--- Given data ---

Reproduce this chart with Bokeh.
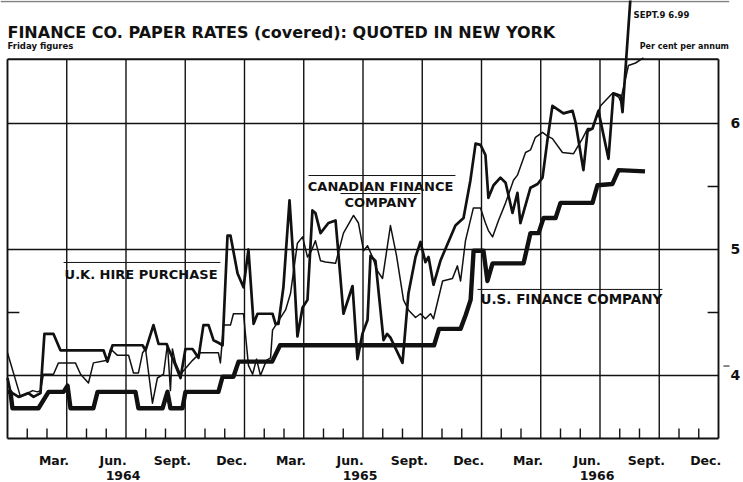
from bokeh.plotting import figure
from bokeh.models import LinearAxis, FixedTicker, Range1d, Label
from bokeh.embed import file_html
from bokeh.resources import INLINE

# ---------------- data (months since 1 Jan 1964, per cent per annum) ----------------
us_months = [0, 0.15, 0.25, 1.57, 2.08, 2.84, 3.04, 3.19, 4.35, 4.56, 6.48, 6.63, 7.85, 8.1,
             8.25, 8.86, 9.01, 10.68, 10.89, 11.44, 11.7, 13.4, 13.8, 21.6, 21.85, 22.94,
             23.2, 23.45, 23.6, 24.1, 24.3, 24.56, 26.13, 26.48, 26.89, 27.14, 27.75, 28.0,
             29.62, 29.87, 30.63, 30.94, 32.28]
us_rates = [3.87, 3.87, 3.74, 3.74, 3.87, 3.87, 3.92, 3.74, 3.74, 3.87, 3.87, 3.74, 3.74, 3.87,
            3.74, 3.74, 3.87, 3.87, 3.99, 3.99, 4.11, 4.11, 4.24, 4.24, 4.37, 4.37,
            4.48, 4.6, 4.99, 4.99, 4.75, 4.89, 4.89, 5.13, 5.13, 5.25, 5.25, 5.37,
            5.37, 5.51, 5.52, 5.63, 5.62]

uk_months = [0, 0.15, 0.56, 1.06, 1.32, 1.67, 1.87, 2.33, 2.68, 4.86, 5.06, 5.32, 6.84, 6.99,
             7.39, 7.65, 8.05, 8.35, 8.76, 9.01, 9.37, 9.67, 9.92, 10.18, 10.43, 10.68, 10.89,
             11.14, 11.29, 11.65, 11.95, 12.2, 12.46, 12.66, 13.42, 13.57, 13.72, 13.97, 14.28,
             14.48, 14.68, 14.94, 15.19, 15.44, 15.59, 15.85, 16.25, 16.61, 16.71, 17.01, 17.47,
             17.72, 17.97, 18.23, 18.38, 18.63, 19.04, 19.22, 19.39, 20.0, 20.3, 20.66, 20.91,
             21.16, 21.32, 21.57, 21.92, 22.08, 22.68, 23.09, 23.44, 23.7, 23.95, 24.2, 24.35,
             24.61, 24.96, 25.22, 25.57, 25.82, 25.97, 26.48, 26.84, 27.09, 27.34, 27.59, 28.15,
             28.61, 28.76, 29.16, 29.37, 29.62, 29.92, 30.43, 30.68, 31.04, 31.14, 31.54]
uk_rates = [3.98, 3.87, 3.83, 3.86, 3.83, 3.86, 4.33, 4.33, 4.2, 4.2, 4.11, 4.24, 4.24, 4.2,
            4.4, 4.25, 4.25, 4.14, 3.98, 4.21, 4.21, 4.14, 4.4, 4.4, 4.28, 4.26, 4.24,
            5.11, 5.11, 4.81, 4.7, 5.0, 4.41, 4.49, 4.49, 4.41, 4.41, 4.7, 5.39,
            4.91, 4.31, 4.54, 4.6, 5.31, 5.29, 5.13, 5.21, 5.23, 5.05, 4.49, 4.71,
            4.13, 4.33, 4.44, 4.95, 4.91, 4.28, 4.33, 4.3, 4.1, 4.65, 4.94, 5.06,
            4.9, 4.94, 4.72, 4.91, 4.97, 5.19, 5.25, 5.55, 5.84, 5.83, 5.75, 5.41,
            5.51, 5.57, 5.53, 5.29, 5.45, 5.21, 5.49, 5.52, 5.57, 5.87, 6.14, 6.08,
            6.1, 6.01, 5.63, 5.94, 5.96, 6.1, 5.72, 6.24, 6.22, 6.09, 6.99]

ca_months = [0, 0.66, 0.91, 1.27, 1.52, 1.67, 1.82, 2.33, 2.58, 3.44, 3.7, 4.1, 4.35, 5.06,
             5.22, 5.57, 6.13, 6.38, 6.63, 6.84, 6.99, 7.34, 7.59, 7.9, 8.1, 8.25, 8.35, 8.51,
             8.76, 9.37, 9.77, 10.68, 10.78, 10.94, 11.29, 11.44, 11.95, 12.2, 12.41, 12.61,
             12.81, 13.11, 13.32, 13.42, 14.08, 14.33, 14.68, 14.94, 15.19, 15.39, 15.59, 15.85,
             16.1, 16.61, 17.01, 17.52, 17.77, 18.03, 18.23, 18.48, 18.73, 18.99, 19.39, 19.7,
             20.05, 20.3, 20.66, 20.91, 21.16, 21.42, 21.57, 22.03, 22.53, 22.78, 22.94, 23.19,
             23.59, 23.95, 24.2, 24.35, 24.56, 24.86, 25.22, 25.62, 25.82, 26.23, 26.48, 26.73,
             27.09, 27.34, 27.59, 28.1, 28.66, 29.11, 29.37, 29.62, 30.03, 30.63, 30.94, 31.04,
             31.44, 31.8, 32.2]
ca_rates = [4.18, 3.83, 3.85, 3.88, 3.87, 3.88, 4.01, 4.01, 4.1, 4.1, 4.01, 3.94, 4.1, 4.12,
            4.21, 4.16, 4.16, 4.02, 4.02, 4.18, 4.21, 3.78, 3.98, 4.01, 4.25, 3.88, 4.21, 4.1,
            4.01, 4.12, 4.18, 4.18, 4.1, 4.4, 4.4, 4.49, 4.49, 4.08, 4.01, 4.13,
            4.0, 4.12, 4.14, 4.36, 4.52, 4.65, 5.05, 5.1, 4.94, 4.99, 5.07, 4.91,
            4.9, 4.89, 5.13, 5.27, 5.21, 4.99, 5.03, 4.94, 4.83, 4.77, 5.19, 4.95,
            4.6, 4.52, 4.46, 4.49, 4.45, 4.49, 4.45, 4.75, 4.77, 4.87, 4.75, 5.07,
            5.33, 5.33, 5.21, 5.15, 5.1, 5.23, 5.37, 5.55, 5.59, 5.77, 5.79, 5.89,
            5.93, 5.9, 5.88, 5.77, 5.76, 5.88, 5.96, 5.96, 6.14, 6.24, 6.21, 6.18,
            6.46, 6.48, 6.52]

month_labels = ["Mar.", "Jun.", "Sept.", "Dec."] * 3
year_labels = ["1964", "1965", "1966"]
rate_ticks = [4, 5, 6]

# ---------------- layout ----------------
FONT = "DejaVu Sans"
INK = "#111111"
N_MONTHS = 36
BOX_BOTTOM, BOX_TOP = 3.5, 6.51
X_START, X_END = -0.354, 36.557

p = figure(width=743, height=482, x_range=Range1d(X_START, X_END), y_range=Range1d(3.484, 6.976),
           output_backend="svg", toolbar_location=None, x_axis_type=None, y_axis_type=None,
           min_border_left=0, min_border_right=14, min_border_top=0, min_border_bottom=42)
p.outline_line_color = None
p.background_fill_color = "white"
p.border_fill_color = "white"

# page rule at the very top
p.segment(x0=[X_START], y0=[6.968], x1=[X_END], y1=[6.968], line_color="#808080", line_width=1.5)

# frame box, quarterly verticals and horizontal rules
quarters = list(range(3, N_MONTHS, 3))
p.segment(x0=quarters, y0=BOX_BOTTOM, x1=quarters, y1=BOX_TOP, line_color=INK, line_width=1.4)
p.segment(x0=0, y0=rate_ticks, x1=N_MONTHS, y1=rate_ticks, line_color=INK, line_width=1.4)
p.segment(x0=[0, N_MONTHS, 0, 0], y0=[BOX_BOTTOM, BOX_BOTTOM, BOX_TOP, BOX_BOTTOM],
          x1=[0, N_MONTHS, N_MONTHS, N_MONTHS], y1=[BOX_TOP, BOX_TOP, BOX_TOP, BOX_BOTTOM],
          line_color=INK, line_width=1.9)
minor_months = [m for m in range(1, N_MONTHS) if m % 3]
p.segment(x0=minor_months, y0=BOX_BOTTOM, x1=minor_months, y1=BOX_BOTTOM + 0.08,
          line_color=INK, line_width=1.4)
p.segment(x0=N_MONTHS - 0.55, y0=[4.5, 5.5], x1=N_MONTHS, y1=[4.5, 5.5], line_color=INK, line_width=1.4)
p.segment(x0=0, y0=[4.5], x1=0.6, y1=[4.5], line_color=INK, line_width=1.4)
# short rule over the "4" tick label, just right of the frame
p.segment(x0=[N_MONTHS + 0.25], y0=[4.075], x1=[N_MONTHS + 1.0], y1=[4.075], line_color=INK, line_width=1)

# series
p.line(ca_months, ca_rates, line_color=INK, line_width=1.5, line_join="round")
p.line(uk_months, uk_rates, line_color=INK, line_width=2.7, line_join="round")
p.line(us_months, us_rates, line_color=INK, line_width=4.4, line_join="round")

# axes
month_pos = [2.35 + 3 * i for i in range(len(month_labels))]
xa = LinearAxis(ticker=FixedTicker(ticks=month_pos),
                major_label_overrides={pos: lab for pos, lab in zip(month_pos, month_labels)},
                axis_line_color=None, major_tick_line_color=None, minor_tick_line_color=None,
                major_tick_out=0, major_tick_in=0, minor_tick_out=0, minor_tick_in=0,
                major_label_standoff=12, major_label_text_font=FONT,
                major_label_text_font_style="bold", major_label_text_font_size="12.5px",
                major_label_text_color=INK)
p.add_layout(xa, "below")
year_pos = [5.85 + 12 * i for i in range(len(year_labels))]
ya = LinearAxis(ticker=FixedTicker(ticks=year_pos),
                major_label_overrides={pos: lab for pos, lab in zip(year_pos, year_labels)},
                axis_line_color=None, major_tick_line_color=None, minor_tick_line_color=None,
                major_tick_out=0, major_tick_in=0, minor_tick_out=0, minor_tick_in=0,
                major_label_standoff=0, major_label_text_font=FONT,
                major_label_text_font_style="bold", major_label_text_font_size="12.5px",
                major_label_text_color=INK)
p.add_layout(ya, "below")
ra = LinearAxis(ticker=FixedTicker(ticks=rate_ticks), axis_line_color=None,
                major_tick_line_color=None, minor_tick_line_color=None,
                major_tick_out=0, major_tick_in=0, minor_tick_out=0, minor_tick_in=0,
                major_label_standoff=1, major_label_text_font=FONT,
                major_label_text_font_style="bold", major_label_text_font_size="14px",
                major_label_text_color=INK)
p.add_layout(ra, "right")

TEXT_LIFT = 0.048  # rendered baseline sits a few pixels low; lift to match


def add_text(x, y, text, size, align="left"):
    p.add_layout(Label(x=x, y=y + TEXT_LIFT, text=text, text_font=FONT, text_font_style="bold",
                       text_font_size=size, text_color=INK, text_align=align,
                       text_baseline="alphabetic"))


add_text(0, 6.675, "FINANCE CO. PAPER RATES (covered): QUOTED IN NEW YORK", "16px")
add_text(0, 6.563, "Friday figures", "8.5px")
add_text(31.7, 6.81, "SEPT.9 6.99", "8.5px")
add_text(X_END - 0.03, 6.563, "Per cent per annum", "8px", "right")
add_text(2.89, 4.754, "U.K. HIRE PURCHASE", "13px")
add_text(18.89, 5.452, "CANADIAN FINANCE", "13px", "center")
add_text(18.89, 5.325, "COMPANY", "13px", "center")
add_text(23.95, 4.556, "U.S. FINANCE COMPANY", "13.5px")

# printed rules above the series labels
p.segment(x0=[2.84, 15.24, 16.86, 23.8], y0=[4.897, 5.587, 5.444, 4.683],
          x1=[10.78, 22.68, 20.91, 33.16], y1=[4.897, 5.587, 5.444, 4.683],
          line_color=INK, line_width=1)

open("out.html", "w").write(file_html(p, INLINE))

---

Please reproduce the listing exactly from its opening line through the line that contains "from bokeh.resources import INLINE", both included, with all pictures omitted.

Reproduce this chart with Bokeh.
from bokeh.plotting import figure
from bokeh.models import LinearAxis, FixedTicker, Range1d, Label
from bokeh.embed import file_html
from bokeh.resources import INLINE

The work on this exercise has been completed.